To the right of the white canvas you see a finished painting which
shows the painter with 3D-glasses standing between two easels on
which are placed respectively a green and a red painting. The painting
works in the same way as a reflection in a mirror - a perspective
of repetitions where the motif repeats itself in an infinite corridor
of mirrors where the same paint-brushes dipped in red and green
paint are lifted again and again, and where the image of the artist
as the centre between a symmetrical doubling of easels likewise
is repeated again and again all the way to the vanishing point of
the perspective. In this painting Enevoldsen is more specifically
interested in the very act of painting as the exponent of the condition
of the artist The act of painting is represented as a routine gesture
and the artist himself as a machine-like and disillusioned mechanism
who, apathetic and blind, appears to be an automation painting pictures.

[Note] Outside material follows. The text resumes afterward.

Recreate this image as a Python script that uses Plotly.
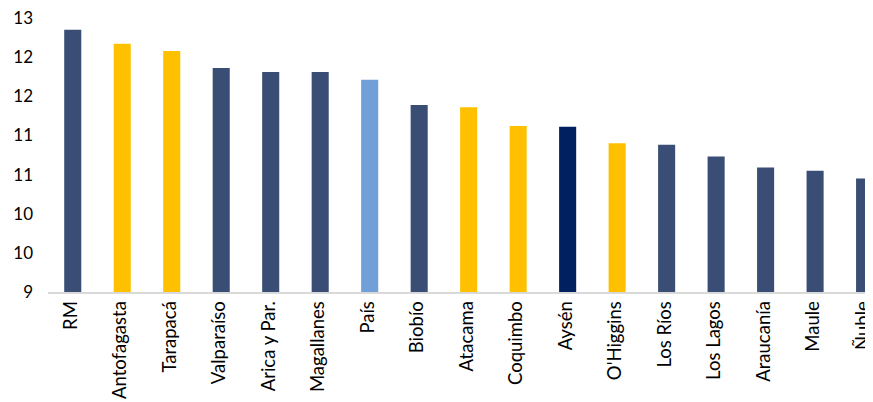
import plotly.graph_objects as go

regions = ["RM", "Antofagasta", "Tarapacá", "Valparaíso", "Arica y Par.", "Magallanes",
           "País", "Biobío", "Atacama", "Coquimbo", "Aysén", "O'Higgins", "Los Ríos",
           "Los Lagos", "Araucanía", "Maule", "Ñuble"]
values = [12.35, 12.17, 12.08, 11.86, 11.81, 11.81, 11.71, 11.39, 11.36, 11.12, 11.11,
          10.90, 10.88, 10.73, 10.59, 10.55, 10.45]
groups = ["base", "mining", "mining", "base", "base", "base", "country", "base", "mining",
          "mining", "highlight", "mining", "base", "base", "base", "base", "base"]
y_tickvals = [9, 9.5, 10, 10.5, 11, 11.5, 12, 12.5]
y_ticktext = ["9", "10", "10", "11", "11", "12", "12", "13"]

palette = {"base": "#3A4E75", "mining": "#FFC000", "country": "#71A0D8", "highlight": "#002060"}
colors = [palette[g] for g in groups]

fig = go.Figure(go.Bar(
    x=regions, y=values, marker=dict(color=colors, line=dict(width=0)),
    width=0.345,
))

# the page body adds an 8px margin, so the figure is sized to fit the remaining window
fig.update_layout(
    width=865, height=394,
    margin=dict(l=40, r=0, t=10, b=110, autoexpand=False),
    paper_bgcolor="white", plot_bgcolor="white",
    showlegend=False,
    font=dict(family="Lato, Carlito, sans-serif", size=17, color="#000000"),
)
fig.update_xaxes(
    range=[-0.5, 16.17], tickangle=-90, showline=True, linecolor="#D9D9D9", linewidth=1.5,
    showgrid=False, ticks="", tickfont=dict(size=18.5), automargin=False,
    ticklabelshift=-2, ticklabeloverflow="allow",
)
fig.update_yaxes(
    range=[9, 12.5], tickvals=y_tickvals, ticktext=y_ticktext,
    showgrid=False, zeroline=False, showline=False, ticks="",
    ticklabelstandoff=14, tickfont=dict(size=17), automargin=False,
    ticklabeloverflow="allow",
)

fig.write_html("out.html")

Here the repetition is an image of the watering down of the value
of paintings as carriers of insight and bearers of meaning. The
painting becomes a comment on the artist's inherent doubts with
regard to his chosen profession. Enevoldsen plays irony and sincerity
against each other in this statement on the eternal cycle of illusion
and desillusion as experienced by artists, or indeed mankind. In
his desillusioned state, man believes himself to be free of illusions,
all the while he still labours under the cynicism which follows
upon desillusion. The conviction that the world does not appear
to be what you originally thought is yet another proof that you
are still in the thrall of illusions.
You may conclude that in his art Bjørn Pierri Enevoldsen
discusses common problem of doubt - doubt about how to interpret
the world. He focuses on man's continuous search and attempts to
provide an answer to the question of whether longing and change
are expressions of the covering of distances, of other realities
or another life; whether change is proof of our going anywhere or
whether change takes place in our bodies and heads only?